Problem to solve: Write out each line exactly as it stands, please.
## START Material for this exercise
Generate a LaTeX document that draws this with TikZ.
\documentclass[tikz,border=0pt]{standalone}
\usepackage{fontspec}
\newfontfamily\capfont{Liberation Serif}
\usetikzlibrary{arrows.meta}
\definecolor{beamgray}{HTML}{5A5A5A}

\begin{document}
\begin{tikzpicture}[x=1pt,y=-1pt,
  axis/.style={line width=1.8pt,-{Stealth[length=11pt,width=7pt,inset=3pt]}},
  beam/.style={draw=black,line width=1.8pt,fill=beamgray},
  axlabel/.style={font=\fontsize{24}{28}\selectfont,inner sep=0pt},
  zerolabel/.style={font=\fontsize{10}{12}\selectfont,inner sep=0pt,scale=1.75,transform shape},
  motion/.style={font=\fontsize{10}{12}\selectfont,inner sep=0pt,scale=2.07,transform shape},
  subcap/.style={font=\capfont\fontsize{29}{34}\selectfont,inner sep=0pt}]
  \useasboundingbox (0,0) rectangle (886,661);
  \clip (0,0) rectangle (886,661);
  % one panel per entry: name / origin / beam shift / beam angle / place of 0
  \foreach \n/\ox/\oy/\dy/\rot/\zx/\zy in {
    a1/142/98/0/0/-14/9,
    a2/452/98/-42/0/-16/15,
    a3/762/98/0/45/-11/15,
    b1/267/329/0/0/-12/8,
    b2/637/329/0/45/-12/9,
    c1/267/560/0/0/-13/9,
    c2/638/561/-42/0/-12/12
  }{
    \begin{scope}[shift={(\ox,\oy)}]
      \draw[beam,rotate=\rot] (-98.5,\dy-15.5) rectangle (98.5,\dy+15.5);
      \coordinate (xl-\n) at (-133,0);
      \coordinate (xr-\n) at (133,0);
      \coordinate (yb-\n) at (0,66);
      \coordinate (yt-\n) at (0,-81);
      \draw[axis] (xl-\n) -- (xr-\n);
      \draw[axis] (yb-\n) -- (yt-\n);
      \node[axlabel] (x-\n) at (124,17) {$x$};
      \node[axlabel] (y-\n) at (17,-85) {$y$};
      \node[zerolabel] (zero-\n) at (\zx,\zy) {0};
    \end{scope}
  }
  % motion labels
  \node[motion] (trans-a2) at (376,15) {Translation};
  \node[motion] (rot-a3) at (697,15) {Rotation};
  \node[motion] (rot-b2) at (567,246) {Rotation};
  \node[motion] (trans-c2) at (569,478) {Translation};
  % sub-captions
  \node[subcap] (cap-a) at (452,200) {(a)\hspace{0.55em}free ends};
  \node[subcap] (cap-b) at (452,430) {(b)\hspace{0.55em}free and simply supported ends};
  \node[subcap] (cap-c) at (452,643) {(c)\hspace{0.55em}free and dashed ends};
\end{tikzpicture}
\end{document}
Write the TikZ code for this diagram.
## END Material for this exercise
Written response:
Generate a LaTeX document that draws this with TikZ.
\documentclass[tikz,border=0pt]{standalone}
\usepackage{fontspec}
\newfontfamily\capfont{Liberation Serif}
\usetikzlibrary{arrows.meta}
\definecolor{beamgray}{HTML}{5A5A5A}

\begin{document}
\begin{tikzpicture}[x=1pt,y=-1pt,
  axis/.style={line width=1.8pt,-{Stealth[length=11pt,width=7pt,inset=3pt]}},
  beam/.style={draw=black,line width=1.8pt,fill=beamgray},
  axlabel/.style={font=\fontsize{24}{28}\selectfont,inner sep=0pt},
  zerolabel/.style={font=\fontsize{10}{12}\selectfont,inner sep=0pt,scale=1.75,transform shape},
  motion/.style={font=\fontsize{10}{12}\selectfont,inner sep=0pt,scale=2.07,transform shape},
  subcap/.style={font=\capfont\fontsize{29}{34}\selectfont,inner sep=0pt}]
  \useasboundingbox (0,0) rectangle (886,661);
  \clip (0,0) rectangle (886,661);
  % one panel per entry: name / origin / beam shift / beam angle / place of 0
  \foreach \n/\ox/\oy/\dy/\rot/\zx/\zy in {
    a1/142/98/0/0/-14/9,
    a2/452/98/-42/0/-16/15,
    a3/762/98/0/45/-11/15,
    b1/267/329/0/0/-12/8,
    b2/637/329/0/45/-12/9,
    c1/267/560/0/0/-13/9,
    c2/638/561/-42/0/-12/12
  }{
    \begin{scope}[shift={(\ox,\oy)}]
      \draw[beam,rotate=\rot] (-98.5,\dy-15.5) rectangle (98.5,\dy+15.5);
      \coordinate (xl-\n) at (-133,0);
      \coordinate (xr-\n) at (133,0);
      \coordinate (yb-\n) at (0,66);
      \coordinate (yt-\n) at (0,-81);
      \draw[axis] (xl-\n) -- (xr-\n);
      \draw[axis] (yb-\n) -- (yt-\n);
      \node[axlabel] (x-\n) at (124,17) {$x$};
      \node[axlabel] (y-\n) at (17,-85) {$y$};
      \node[zerolabel] (zero-\n) at (\zx,\zy) {0};
    \end{scope}
  }
  % motion labels
  \node[motion] (trans-a2) at (376,15) {Translation};
  \node[motion] (rot-a3) at (697,15) {Rotation};
  \node[motion] (rot-b2) at (567,246) {Rotation};
  \node[motion] (trans-c2) at (569,478) {Translation};
  % sub-captions
  \node[subcap] (cap-a) at (452,200) {(a)\hspace{0.55em}free ends};
  \node[subcap] (cap-b) at (452,430) {(b)\hspace{0.55em}free and simply supported ends};
  \node[subcap] (cap-c) at (452,643) {(c)\hspace{0.55em}free and dashed ends};
\end{tikzpicture}
\end{document}
Write the TikZ code for this diagram.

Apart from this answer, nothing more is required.